I tried to set her at ease. I told her I didn’t think she meant to take my pile of papers or at least wasn't planning on destroying them. But she only cried harder, pausing just long enough to blurt out, “Oh, but I did take them on purpose!”
And then she told me her sorry plight. She said she had been living with her boyfriend and they had become pregnant. “We want to do what’s right for the baby and all, and get back into church and all," she said, "but we aren’t sure which is the right church anymore."
And then she started crying again. She said she had been raised Catholic but her boyfriend didn’t like attending church anymore. She saw "baptism" written across the top of my papers and she wanted to read it "so she could find out stuff for the baby.” And then she started to cry again.
I asked “Are you worried about whether God will forgive you?” I thought perhaps I could show her what God says about forgiveness in the Bible and maybe that would relieve her mind.

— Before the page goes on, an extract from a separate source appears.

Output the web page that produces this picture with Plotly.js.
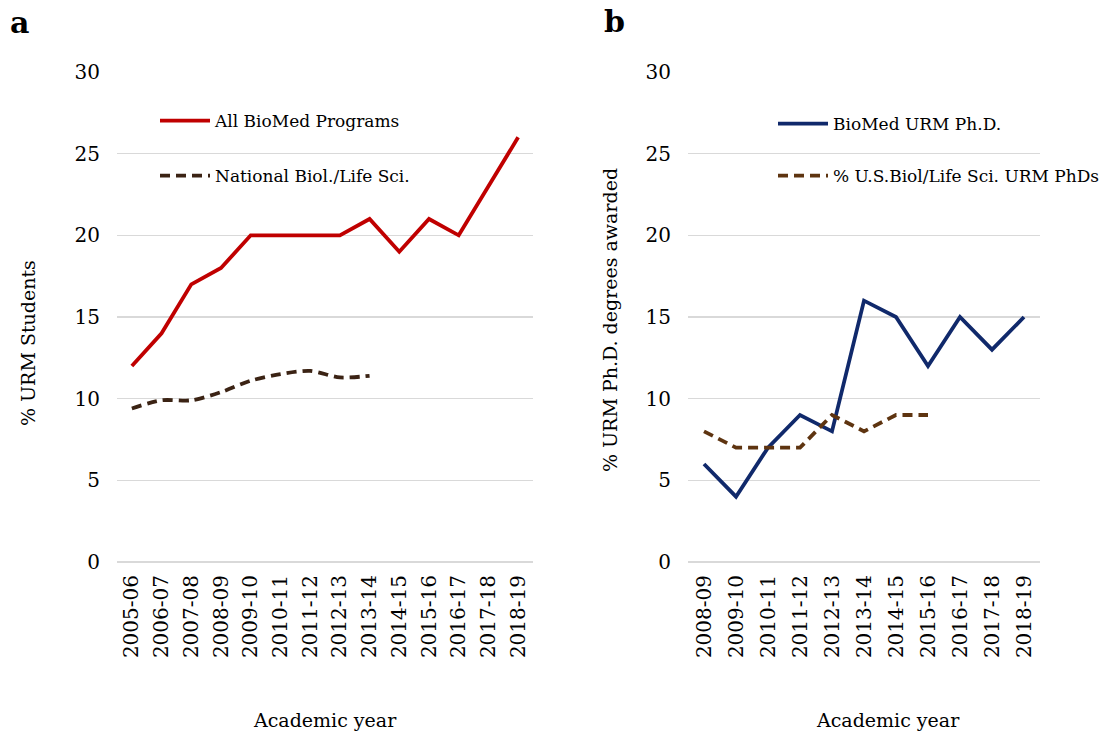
<!DOCTYPE html>
<html>
<head>
<meta charset="utf-8">
<script src="https://cdn.plot.ly/plotly-3.0.1.min.js"></script>
<style>html,body{margin:0;padding:0;background:#fff;}#chart{width:1113px;height:735px;}</style>
</head>
<body>
<div id="chart"></div>
<script>
// Panel a
const yearsA = ["2005-06","2006-07","2007-08","2008-09","2009-10","2010-11","2011-12","2012-13","2013-14","2014-15","2015-16","2016-17","2017-18","2018-19"];
const allBioMed = [12,14,17,18,20,20,20,20,21,19,21,20,23,26];
const yearsNational = ["2005-06","2006-07","2007-08","2008-09","2009-10","2010-11","2011-12","2012-13","2013-14"];
const nationalBio = [9.4,9.9,9.9,10.4,11.1,11.5,11.7,11.3,11.4];
// Panel b
const yearsB = ["2008-09","2009-10","2010-11","2011-12","2012-13","2013-14","2014-15","2015-16","2016-17","2017-18","2018-19"];
const bioMedPhD = [6,4,7,9,8,16,15,12,15,13,15];
const yearsUS = ["2008-09","2009-10","2010-11","2011-12","2012-13","2013-14","2014-15","2015-16"];
const usPhD = [8,7,7,7,9,8,9,9];
const yTicks = [0,5,10,15,20,25,30];

const FONT = "Georgia, 'DejaVu Serif', serif";
const W = 1113, H = 735;
const px = x => x / W;
const py = y => 1 - y / H;

const traces = [
  {x: yearsA, y: allBioMed, type: 'scatter', mode: 'lines', name: 'All BioMed Programs', showlegend: true,
   line: {color: '#C00000', width: 3.8}, xaxis: 'x', yaxis: 'y', legend: 'legend'},
  {x: yearsNational, y: nationalBio, type: 'scatter', mode: 'lines', name: 'National Biol./Life Sci.', showlegend: true,
   line: {color: '#3B2314', width: 3.8, dash: '10px,6px', shape: 'spline', smoothing: 0.8}, xaxis: 'x', yaxis: 'y', legend: 'legend2'},
  {x: yearsB, y: bioMedPhD, type: 'scatter', mode: 'lines', name: 'BioMed URM Ph.D.', showlegend: true,
   line: {color: '#10296B', width: 3.8}, xaxis: 'x2', yaxis: 'y2', legend: 'legend3'},
  {x: yearsUS, y: usPhD, type: 'scatter', mode: 'lines', name: '% U.S.Biol/Life Sci. URM PhDs', showlegend: true,
   line: {color: '#5E3410', width: 3.8, dash: '10px,6px'}, xaxis: 'x2', yaxis: 'y2', legend: 'legend4'}
];

const xax = (dom, cats, n) => ({
  domain: dom, type: 'category', categoryorder: 'array', categoryarray: cats,
  range: [-0.5, n - 0.5], tickangle: -90, showgrid: false, zeroline: false, showline: false,
  ticks: '', ticklabelstandoff: 8, tickfont: {family: FONT, size: 20, color: '#000'}, automargin: false, fixedrange: true
});
const yax = (dom, anchor) => ({
  domain: dom, anchor: anchor, range: [0, 30], tickvals: yTicks, showgrid: true, gridcolor: '#D9D9D9', gridwidth: 1.2,
  zeroline: true, zerolinecolor: '#D9D9D9', zerolinewidth: 1.2, showline: false, ticks: '', ticklabelstandoff: 16,
  tickfont: {family: FONT, size: 20, color: '#000'}, automargin: false, fixedrange: true
});

const legendBase = (x, y) => ({x: x, y: y, xanchor: 'left', yanchor: 'middle', bgcolor: 'rgba(0,0,0,0)',
  itemwidth: 50, font: {family: FONT, size: 17, color: '#000'}});

const yDom = [py(562), py(72)];
const ann = (text, x, y, size, angle) => ({text: text, x: px(x), y: py(y), xref: 'paper', yref: 'paper',
  xanchor: 'center', yanchor: 'middle', showarrow: false, textangle: angle || 0, font: {family: FONT, size: size, color: '#000'}});
const layout = {
  width: W, height: H,
  margin: {l: 0, r: 0, t: 0, b: 0},
  paper_bgcolor: '#fff', plot_bgcolor: '#fff',
  showlegend: true,
  font: {family: FONT, color: '#000'},
  xaxis: Object.assign(xax([px(117), px(533)], yearsA, yearsA.length), {anchor: 'y'}),
  yaxis: yax(yDom, 'x'),
  xaxis2: Object.assign(xax([px(688), px(1040)], yearsB, yearsB.length), {anchor: 'y2'}),
  yaxis2: yax(yDom, 'x2'),
  legend: legendBase(px(155), py(121)),
  legend2: legendBase(px(155), py(176)),
  legend3: legendBase(px(773), py(124)),
  legend4: legendBase(px(773), py(176)),
  annotations: [
    ann('<b>a</b>', 19, 23, 30),
    ann('<b>b</b>', 614, 21, 30),
    ann('% URM Students', 28, 343, 19, -90),
    ann('% URM Ph.D. degrees awarded', 610, 320, 19, -90),
    ann('Academic year', 325, 720, 19),
    ann('Academic year', 888, 720, 19)
  ]
};

Plotly.newPlot('chart', traces, layout, {displayModeBar: false, staticPlot: true});
</script>
</body>
</html>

But she answered no. “I’m not worried about that because my grandma is Pentecostal and she prayed with me about salvation already. But now she says the Bible also says I should be baptized in water to show Jesus I really meant what I prayed.”
The young waitress said she had asked the priest from her church to baptize her, but he said 'no - that she had been baptized when she was a baby and that was enough for her!' “I just don’t know what’s right any more,” she said, beginning to cry again.
She is not alone! The confusion caused by having two different water baptisms is wider than most churches are willing to admit if the inquiries online are any indication. There were 371,000 Web sites with references to baptism in 2001 but a more recent check showed the number had grown to more than twelve million.
Yet at the time when I asked the lady at a customer service desk at our local Christian bookstore for books on water baptism, she could find only one thin booklet!